In that case the Multiprotocol TXs win hands down - with such a wide variety of RXs supported it is literally impossible for it to turn into a paperweight. That is not something you can say about any proprietary system; look at all the protocol changes there have been down the years from Futaba, Frsky and JR, though some (Frsky and Spektrum) have been a slightly better about continuing to support older protocols and make RXs avaliable for them.

 

11 hours ago, Matt Carlton said:

I'll do some research and see.
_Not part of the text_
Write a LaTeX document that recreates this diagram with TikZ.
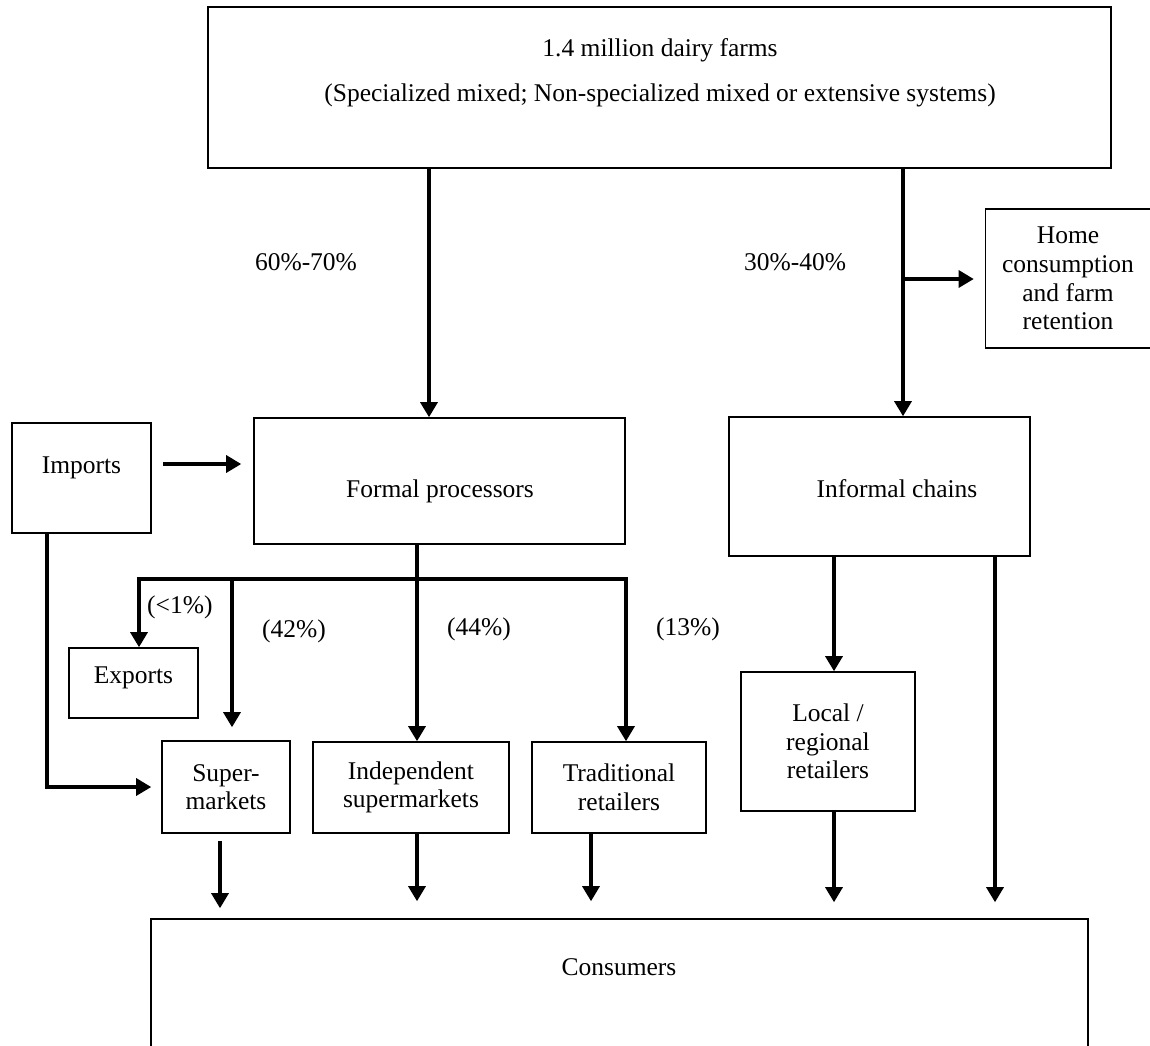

Futaba does a thing called the T6K v3 which would, on the face of it, do everything I need it to at a not much higher price than the RM or RL. 

 

I have held one of the low end Futabas, and frankly these days I would rather take a Radiomaster, Frsky or any other challenger brand - the physical quality was no better than those TXs and way down on "old skool" Futaba, and of course they have many fewer features (especially telemetry) compared to other TXs being sold at those price points. I also remain unconvicned that they will continue in hobby grade RC in the long run- they are a pretty big company with fingers in lots of pies, but have taken a hammering in RC in of market share in recent years. To get back against the likes of Frsky and Jeti would take huge investment - do they have the will and £££s to do it?